You know, I have as low an opinion of politicians as I think anyone could, but what this Democratic Congress is willing to do goes to a level of moral despicability that reaches lows seldom seen. Suppose they are right on the politics, and they are not, does NOTHING ever trump politics? Nothing at all?
Not for them. And in that spirit, I offer this “advice” on how to handle Petraeus this week:
General Petraeus and Ambassador Crocker will be testifying before Congress on Monday and Wednesday, providing his self evaluation of his own military strategy in Iraq. It is no doubt tempting for Democratic members of Congress to challenge General Petraeus' self assessment. My view is that this would be a mistake. The line of argument to take is not to question Petraeus' military assessment. The optics of congresspersons battling on military questions with a 4 star General will not work in the short term.
The line of questioning should be to go above Petraeus's head and question the strategy of President Bush. In short the Surge is failing NOT because of Petraeus, but because the strategy that calls for the military TACTICS Petraeus is employing are failing. I suggest citing the conservative columnist George Will:
The recent National Intelligence Estimate said that although the surge is producing real if uneven security improvements, progress toward political reconciliation has been negligible and might be perishable. Hence the surge is a tactical success disconnected from the strategic objective it is supposed to serve.
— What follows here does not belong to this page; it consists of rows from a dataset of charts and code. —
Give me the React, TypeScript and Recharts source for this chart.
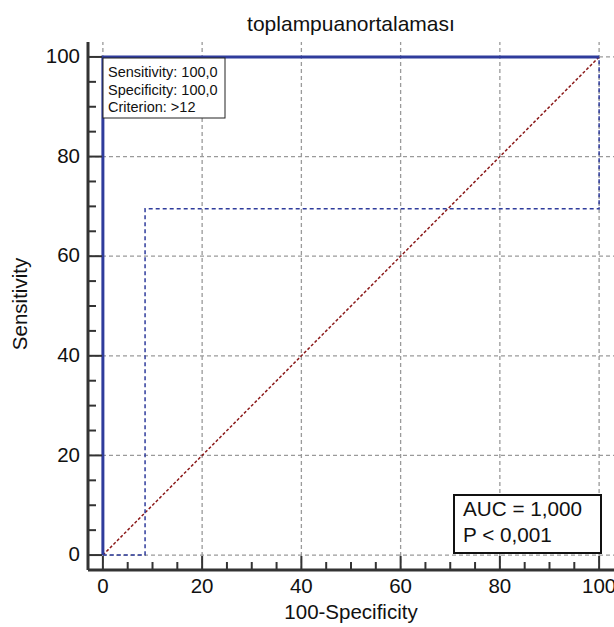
import React from "react";
import { LineChart, Line, XAxis, YAxis, ReferenceLine } from "recharts";

// ROC curve: 100-Specificity (x) vs Sensitivity (y)
const ROC_POINTS = [
  { x: 0, y: 0 },
  { x: 0, y: 100 },
  { x: 100, y: 100 },
];
// 95% confidence bounds
const CI_UPPER = [
  { x: 0, y: 0 },
  { x: 0, y: 100 },
  { x: 100, y: 100 },
];
const CI_LOWER = [
  { x: 0, y: 0 },
  { x: 8.5, y: 0 },
  { x: 8.5, y: 69.5 },
  { x: 100, y: 69.5 },
  { x: 100, y: 100 },
];
const DIAGONAL = [
  { x: 0, y: 0 },
  { x: 100, y: 100 },
];

const MAJOR_TICKS = [0, 20, 40, 60, 80, 100];
const ALL_TICKS = [0, 5, 10, 15, 20, 25, 30, 35, 40, 45, 50, 55, 60, 65, 70, 75, 80, 85, 90, 95, 100];

const TITLE = "toplampuanortalaması";
const X_LABEL = "100-Specificity";
const Y_LABEL = "Sensitivity";
const CRITERION_LINES = ["Sensitivity: 100,0", "Specificity: 100,0", "Criterion: >12"];
const AUC_LINES = ["AUC = 1,000", "P < 0,001"];

const W = 614;
const H = 627;
const FONT = "'Liberation Sans', Arial, sans-serif";
const AXIS = "#333";
const BLUE = "#2f3c9c";
const GRID = "#9a9a9a";

const isMajor = (v: number) => v % 20 === 0;

function XTick(props: any) {
  const { x, y, payload } = props;
  const major = isMajor(payload.value);
  return (
    <g>
      <line x1={x} x2={x} y1={y} y2={y - (major ? 14 : 8)} stroke={AXIS} strokeWidth={2} />
      {major && (
        <text x={x} y={y + 23} textAnchor="middle" fontSize={20.5} fontFamily={FONT} fill="#111">
          {payload.value}
        </text>
      )}
    </g>
  );
}

function YTick(props: any) {
  const { x, y, payload } = props;
  const major = isMajor(payload.value);
  return (
    <g>
      <line x1={x} x2={x + (major ? 14 : 8)} y1={y} y2={y} stroke={AXIS} strokeWidth={2} />
      {major && (
        <text x={x - 8} y={y} dy="0.3em" textAnchor="end" fontSize={20.5} fontFamily={FONT} fill="#111">
          {payload.value}
        </text>
      )}
    </g>
  );
}

export default function App() {
  return (
    <div style={{ position: "absolute", left: 0, top: 0, width: W, height: H, background: "#fff" }}>
      <LineChart width={W} height={H} margin={{ top: 42, right: 0, bottom: 0, left: 0 }}>
        <XAxis
          type="number"
          dataKey="x"
          domain={[-3, 103]}
          allowDataOverflow
          ticks={ALL_TICKS}
          interval={0}
          height={57}
          tickSize={0}
          tickMargin={0}
          tickLine={false}
          axisLine={{ stroke: AXIS, strokeWidth: 3 }}
          tick={<XTick />}
        />
        <YAxis
          type="number"
          dataKey="y"
          domain={[-3, 103]}
          allowDataOverflow
          ticks={ALL_TICKS}
          interval={0}
          width={88}
          tickSize={0}
          tickMargin={0}
          tickLine={false}
          axisLine={{ stroke: AXIS, strokeWidth: 3 }}
          tick={<YTick />}
        />
        {MAJOR_TICKS.map((v) => (
          <ReferenceLine key={"gx" + v} x={v} stroke={GRID} strokeDasharray="4 3" strokeWidth={1.3} />
        ))}
        {MAJOR_TICKS.map((v) => (
          <ReferenceLine key={"gy" + v} y={v} stroke={GRID} strokeDasharray="4 3" strokeWidth={1.3} />
        ))}
        <Line
          data={DIAGONAL}
          dataKey="y"
          type="linear"
          stroke="#8b1a1a"
          strokeWidth={1.5}
          strokeDasharray="3 2"
          dot={false}
          activeDot={false}
          isAnimationActive={false}
        />
        <Line
          data={CI_LOWER}
          dataKey="y"
          type="linear"
          stroke={BLUE}
          strokeWidth={1.5}
          strokeDasharray="4 3"
          dot={false}
          activeDot={false}
          isAnimationActive={false}
        />
        <Line
          data={CI_UPPER}
          dataKey="y"
          type="linear"
          stroke={BLUE}
          strokeWidth={1.5}
          strokeDasharray="4 3"
          dot={false}
          activeDot={false}
          isAnimationActive={false}
        />
        <Line
          data={ROC_POINTS}
          dataKey="y"
          type="linear"
          stroke={BLUE}
          strokeWidth={3}
          dot={false}
          activeDot={false}
          isAnimationActive={false}
        />
      </LineChart>

      {/* titles and info boxes on top of the chart */}
      <svg
        width={W}
        height={H}
        style={{ position: "absolute", left: 0, top: 0, pointerEvents: "none" }}
        fontFamily={FONT}
      >
        <text x={351} y={31} textAnchor="middle" fontSize={21} fill="#111">
          {TITLE}
        </text>
        <text x={351} y={619} textAnchor="middle" fontSize={20.5} fill="#111">
          {X_LABEL}
        </text>
        <text x={27} y={304} textAnchor="middle" fontSize={20.5} fill="#111" transform="rotate(-90 27 304)">
          {Y_LABEL}
        </text>

        <rect x={103} y={58} width={122} height={60} fill="#fff" stroke="#222" strokeWidth={1} />
        {CRITERION_LINES.map((t, i) => (
          <text key={t} x={108} y={77 + i * 17.5} fontSize={14.5} fill="#111">
            {t}
          </text>
        ))}

        <rect x={454} y={495} width={147} height={58} fill="#fff" stroke="#111" strokeWidth={2} />
        {AUC_LINES.map((t, i) => (
          <text key={t} x={463} y={516 + i * 26} fontSize={20.7} fill="#111">
            {t}
          </text>
        ))}
      </svg>
    </div>
  );
}
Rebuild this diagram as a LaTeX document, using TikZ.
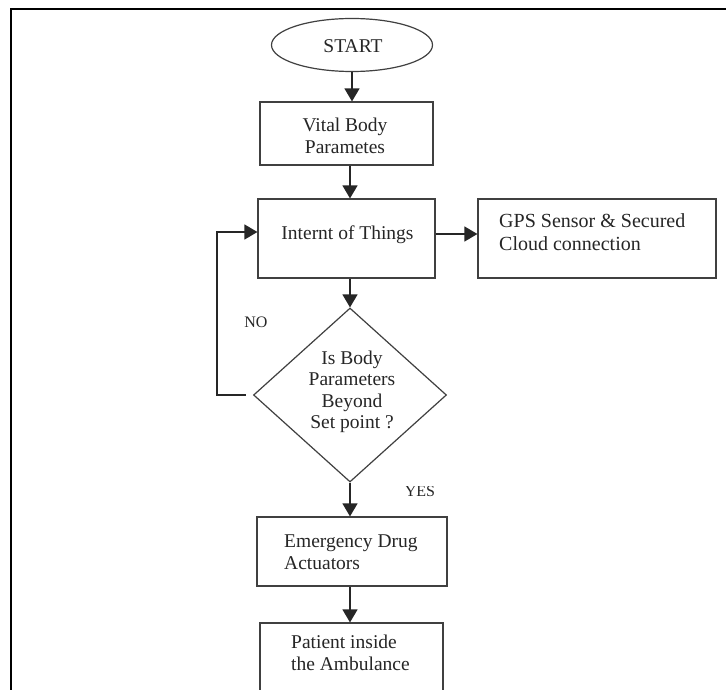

(Emphasis supplied.) Here's the argument – General Petraeus' tactical military success is doing nothing to make the STRATEGY in Iraq a success. God bless our wonderful troops, but our President has a failed strategy. In other words, praise the troops, but point out that the strategy of the Commander in Chief in Iraq remains a failure. The question the Democratic Congress must present to the country is how many Americans must sacrifice for an Iraqi government that is unwilling or unable to take the steps necessary to save George Bush's face.